A Regime of Repression and Erasure
Since seizing control again in 2021, the Taliban has imposed devastating restrictions, systematically erasing women from public life. Girls are barred from secondary education, and women are prohibited from working, appearing on television, or leaving home without a male escort. A recent UN Women report, the Afghanistan Gender Index 2025, paints a stark picture: there is zero female representation in decision-making bodies, and the country exhibits one of the world's worst gender gaps, at 76%, across health, education, finance, and governance.
Despite this, political discourse in the UK often includes calls for deportations to Afghanistan, while the perspectives of female Afghan refugees remain largely unheard. This photo essay aims to bridge that gap, putting faces to the statistics and sharing personal narratives of survival and resilience.

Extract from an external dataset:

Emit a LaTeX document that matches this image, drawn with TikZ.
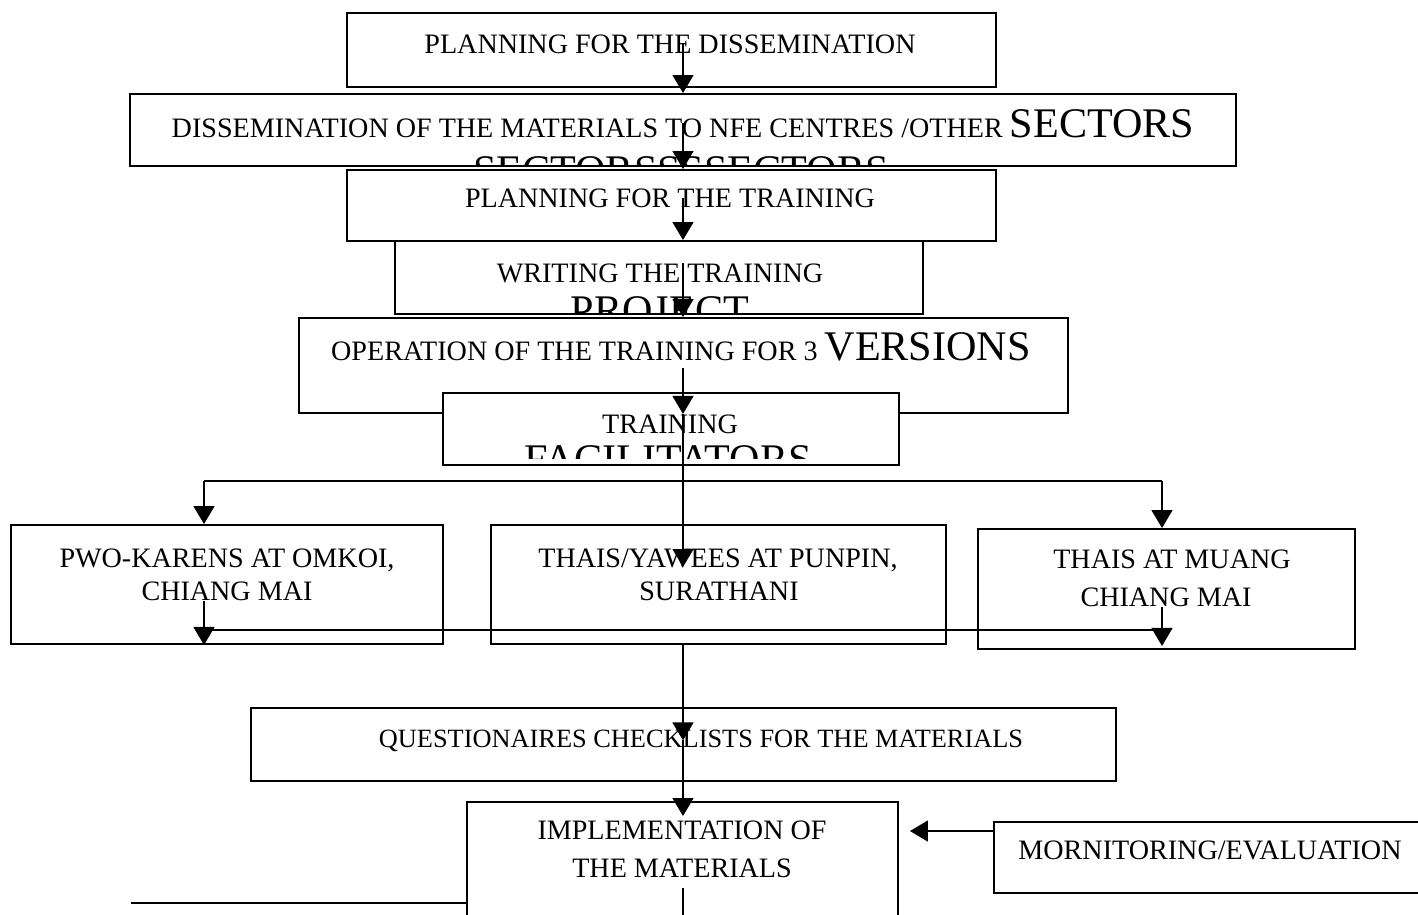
\documentclass[tikz,border=0pt]{standalone}
\usepackage{fontspec}
\setmainfont{Liberation Serif}
\usetikzlibrary{arrows.meta, fit}
\newcommand{\lrg}{\fontsize{24pt}{26pt}\selectfont}
\tikzset{
  box/.style={draw, fill=white, line width=1.1pt, inner sep=0pt},
  txt/.style={font=\fontsize{16pt}{18pt}\selectfont, inner sep=0pt, anchor=base},
  arr/.style={-{Triangle[length=0.36cm, width=0.42cm]}, line width=0.8pt},
  thk/.style={line width=1.6pt}
}
\begin{document}
\begin{tikzpicture}[x=0.02cm, y=-0.02cm]
        \clip (0,0) rectangle (1418,914);
        \fill[white] (0,0) rectangle (1418,914);
        \coordinate (sp) at (683,0);

        \node[box, fit={(347,13) (996,87)}] (plan) {};
        \node[box, fit={(130,94) (1236,166)}] (diss) {};
        \node[box, fit={(347,170) (996,241)}] (plantr) {};
        \node[box, fit={(395,241) (923,314)}] (write) {};
        \node[box, fit={(299,318) (1068,413)}] (oper) {};
        \node[box, fit={(443,393) (899,465)}] (train) {};
        \node[box, fit={(11,525) (443,644)}] (pwo) {};
        \node[box, fit={(491,525) (946,644)}] (thy) {};
        \node[box, fit={(978,529) (1355,649)}] (tmu) {};
        \node[box, fit={(251,708) (1116,781)}] (ques) {};
        \node[box, fit={(467,802) (898,940)}] (impl) {};
        \node[box, fit={(994,822) (1440,893)}] (mon) {};

        \node[txt] (plan-t) at (670,53) {PLANNING FOR THE DISSEMINATION};
        \node[txt] (diss-t) at (683,137) {DISSEMINATION OF THE MATERIALS TO NFE CENTRES /OTHER {\lrg SECTORS}};
        \begin{scope}
          \clip (diss.north west) rectangle ([yshift=0.05cm]diss.south east);
          \node[txt] (diss-x) at (681,184) {\lrg SECTORSSSSECTORS};
        \end{scope}
        \node[txt] (plantr-t) at (670,207) {PLANNING FOR THE TRAINING};
        \node[txt] (write-t) at (660,282) {WRITING THE TRAINING};
        \begin{scope}
          \clip (write.north west) rectangle (write.south east);
          \node[txt] (write-x) at (660,324) {\lrg PROJECT};
        \end{scope}
        \node[txt] (oper-t) at (681,360) {OPERATION OF THE TRAINING FOR 3 {\lrg VERSIONS}};
        \node[txt] (train-t) at (670,433) {TRAINING};
        \begin{scope}
          \clip (train.north west) rectangle ([yshift=0.14cm]train.south east);
          \node[txt] (train-x) at (668,473) {\lrg FACILITATORS};
        \end{scope}
        \node[txt] (pwo-a) at (227,567) {PWO-KARENS AT OMKOI,};
        \node[txt] (pwo-b) at (227,600) {CHIANG MAI};
        \node[txt] (thy-a) at (718,567) {THAIS/YAWEES AT PUNPIN,};
        \node[txt] (thy-b) at (719,600) {SURATHANI};
        \node[txt] (tmu-a) at (1172,568) {THAIS AT MUANG};
        \node[txt] (tmu-b) at (1166,606) {CHIANG MAI};
        \node[txt, font=\fontsize{15pt}{18pt}\selectfont] (ques-t) at (701,747) {QUESTIONAIRES CHECKLISTS FOR THE MATERIALS};
        \node[txt] (impl-a) at (682,839) {IMPLEMENTATION OF};
        \node[txt] (impl-b) at (682,877) {THE MATERIALS};
        \node[txt] (mon-t) at (1210,859) {MORNITORING/EVALUATION};

        \draw[arr] (plan-t.center -| sp) -- (diss.north -| sp);
        \draw[arr] (diss-t.center -| sp) -- (plantr.north -| sp);
        \draw[arr] (plantr-t.center -| sp) -- (write.north -| sp);
        \draw[arr] (write-t.north -| sp) -- (oper.north -| sp);
        \draw[arr] ([yshift=-0.15cm]oper-t.south -| sp) -- (oper.south -| sp);
        \draw[arr] (oper.south -| sp) -- (thy-a.base -| sp);

        \coordinate (bl) at (204,481);
        \coordinate (br) at (1162,481);
        \draw[thk] (bl) -- (br);
        \draw[arr] (bl) -- (bl |- pwo.north);
        \draw[arr] (br) -- (br |- tmu.north);

        \draw[line width=0.8pt] (bl |- 0,630) -- (br |- 0,630);
        \draw[arr] (pwo-b.south -| bl) -- (bl |- pwo.south);
        \draw[arr] (tmu-b.south -| br) -- ([yshift=0.08cm]br |- tmu.south);

        \draw[arr] (thy.south -| sp) -- (ques-t.center -| sp);
        \draw[arr] (ques-t.center -| sp) -- ([yshift=-0.3cm]impl.north -| sp);
        \draw[line width=0.8pt] ([yshift=-0.2cm]impl-b.south -| sp) -- (impl.south -| sp);
        \draw[arr] ([yshift=-0.2cm]mon.north west) -- ([yshift=-0.2cm, xshift=0.22cm]mon.north west -| impl.east);

        \coordinate (lo) at (131,903);
        \draw[thk] (lo) -- (lo -| impl.west);
\end{tikzpicture}
\end{document}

Portraits of Resilience: From Kabul to London
The women featured have diverse backgrounds but share common threads of courage and loss. Maryam Khurram, now an urban designer in London working on the HS2 project, was homeschooled by her mother during the first Taliban regime. She speaks of the guilt she feels for her freedom while her sister's life in Kabul is severely limited. "No nation can thrive by silencing half its people," she states, expressing a desire to one day return and help rebuild her country.
Sharareh Sarwari, a TV presenter, was detained and questioned by the Taliban for her activism. She participated in secret street protests where participants would scatter when soldiers arrived. Now in London, she works for Afghanistan International Television but lives with enduring trauma. Bahaar Joya, an ICU nurse and journalist, was attacked and stabbed in Kabul for her work. After fleeing, she now produces health programmes for BBC Persian, reaching women who have lost access to care, while her mother runs an underground school for girls in Afghanistan.
Fatemah Habib, a project manager, was evacuated to the UK in 2021 due to her work with British institutions. She describes the current situation as soul-crushing, with women who once led organisations now confined to their homes. Aqlima Amiri, a lecturer, sees education as her "revenge against oppression" and is studying at a top UK university. Najiba Hadaf, a journalist now in Barnsley, calls the international withdrawal a "betrayal," and Nilab Mohammad, an interpreter, volunteers with the Refugee Council, helping newly arrived women combat isolation.
The Power of Reclaimed Narrative
By using the Afghan box camera—once a utilitarian tool for men's passport photos—Janke's project symbolically returns agency to these women. Each portrait and accompanying story is an act of defiance against the silencing they escaped. Their collective message is clear: the world must not forget Afghan women and girls. They call for more than conferences and speeches; they demand tangible action and recognition of the ongoing humanitarian emergency.
While building new lives in safety, these women carry the weight of those left behind and the hope for a different future. Their presence in the UK enriches their communities, and their unwavering voices continue to advocate for dignity, education, and the fundamental right for all Afghan women to choose their own path.